Understanding naive bayes+sklearn classifier, top-hit identity distribution

marymcelroy · May 27, 2023, 4:21pm

Okay, this is great info, Nicholas! Thank you so much for these insights. Truly, I am learning a lot from this exchange. Yes, I was concerned with the low level of species representation in my regional ref dbs, which I created by filtering the global ref dbs based on a regional species list. Maybe it would be better to use the global dbs and add class weights to regional species there?
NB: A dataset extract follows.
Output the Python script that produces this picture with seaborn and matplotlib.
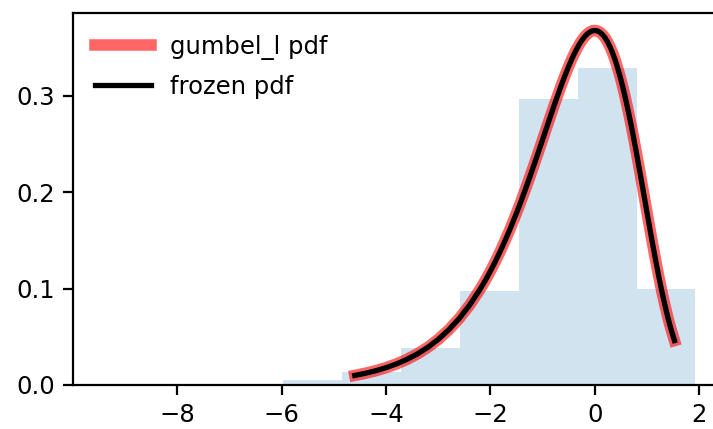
import numpy as np
import pandas as pd
import matplotlib
matplotlib.use("Agg")
import matplotlib.pyplot as plt
import seaborn as sns

# Histogram (density)
bin_edges = [-5.98, -4.85, -3.72, -2.59, -1.46, -0.33, 0.80, 1.93]
bin_heights = [0.0052, 0.0138, 0.038, 0.0976, 0.2966, 0.329, 0.0994]

# pdf curve points (gumbel_l pdf, between the 1% and 99% quantiles)
curve_x = [-4.60, -4.4, -4.2, -4.0, -3.8, -3.6, -3.4, -3.2, -3.0, -2.8, -2.6, -2.4,
           -2.2, -2.1, -2.0, -1.9, -1.8, -1.7, -1.65, -1.6, -1.5, -1.4, -1.35, -1.3,
           -1.25, -1.2, -1.15, -1.1, -1.05, -1.0, -0.95, -0.9, -0.85, -0.8, -0.75,
           -0.7, -0.65, -0.6, -0.55, -0.5, -0.45, -0.4, -0.35, -0.3, -0.25, -0.2,
           -0.15, -0.1, -0.05, 0.0, 0.05, 0.1, 0.15, 0.2, 0.25, 0.3, 0.35, 0.4, 0.45,
           0.5, 0.55, 0.6, 0.65, 0.7, 0.75, 0.8, 0.85, 0.9, 0.95, 1.0, 1.05, 1.1,
           1.15, 1.2, 1.25, 1.3, 1.35, 1.4, 1.45, 1.527]
curve_y = [0.00995, 0.01212, 0.01477, 0.0180, 0.02189, 0.0266, 0.03227, 0.0391, 0.04736,
           0.0572, 0.06894, 0.0828, 0.0992, 0.1083, 0.1182, 0.1288, 0.1401, 0.1522,
           0.1585, 0.1650, 0.1785, 0.1927, 0.2000, 0.2075, 0.2151, 0.2229, 0.2307,
           0.2386, 0.2466, 0.2546, 0.2627, 0.2707, 0.2788, 0.2867, 0.2945, 0.3022,
           0.3097, 0.3170, 0.3240, 0.3307, 0.3370, 0.3429, 0.3483, 0.3532, 0.3574,
           0.3611, 0.3640, 0.3661, 0.3675, 0.3679, 0.3674, 0.3660, 0.3635, 0.3601,
           0.3556, 0.3500, 0.3433, 0.3356, 0.3268, 0.3170, 0.3063, 0.2946, 0.2821,
           0.2688, 0.2549, 0.2404, 0.2255, 0.2102, 0.1948, 0.1794, 0.1640, 0.1489,
           0.1342, 0.1200, 0.1064, 0.0935, 0.0815, 0.0703, 0.0600, 0.0461]

W, H = 713, 429
fig = plt.figure(figsize=(W / 100, H / 100), dpi=100)
ax = fig.add_axes([73 / W, 44 / H, (720 - 73) / W, (385 - 13) / H])

centers = [(a + b) / 2 for a, b in zip(bin_edges[:-1], bin_edges[1:])]
hist_df = pd.DataFrame({"x": centers, "w": bin_heights})
sns.histplot(data=hist_df, x="x", weights="w", bins=bin_edges, stat="count",
             element="step", fill=True, alpha=0.2, linewidth=0, color="C0", ax=ax)

curve_df = pd.DataFrame({"x": curve_x, "y": curve_y})
sns.lineplot(data=curve_df, x="x", y="y", color="r", lw=8.3, alpha=0.6,
             label="gumbel_l pdf", ax=ax, sort=False)
sns.lineplot(data=curve_df, x="x", y="y", color="k", lw=3.8,
             label="frozen pdf", ax=ax, sort=False)

ax.set_xlim(-10.0, 2.4)
ax.set_ylim(0, 0.386)
ax.set_xticks([-8, -6, -4, -2, 0, 2])
ax.set_yticks([0.0, 0.1, 0.2, 0.3])
ax.set_xlabel("")
ax.set_ylabel("")
for s in ax.spines.values():
    s.set_linewidth(1.6)
ax.tick_params(labelsize=17.5, length=7, width=1.6, pad=6)
ax.legend(loc="upper left", frameon=False, fontsize=17.5, handlelength=2.3,
          labelspacing=0.62)

fig.savefig("out.png", dpi=100)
If ref db representation is better at higher taxonomic ranks, could I be more confident in those classifications using either global/regional dbs, esp. if I'm setting high --p-confidence values (like 0.90 or 0.95)? How does the nb classifier decide if a genus classification is better than a species annotation, for ex? Does it calculate post probabilities for all ranks in the ref db and not just for species? I read this post, and it seems maybe to answer my question. That is, if the species level annotation doesn't meet the --p-confidence threshold, then it will sum the probabilities for all the species from the genus in the training set and so on through higher ranks until the threshold is exceeded. Do I have that right?

Does the risk of over/misclassification of novel queries come from situations where my training sets give high post probabilities for certain species that would potentially exceed my confidence threshold and wrongly assign novel seqs to species rather than a higher rank? I assume this is more of a risk with my regional ref dbs.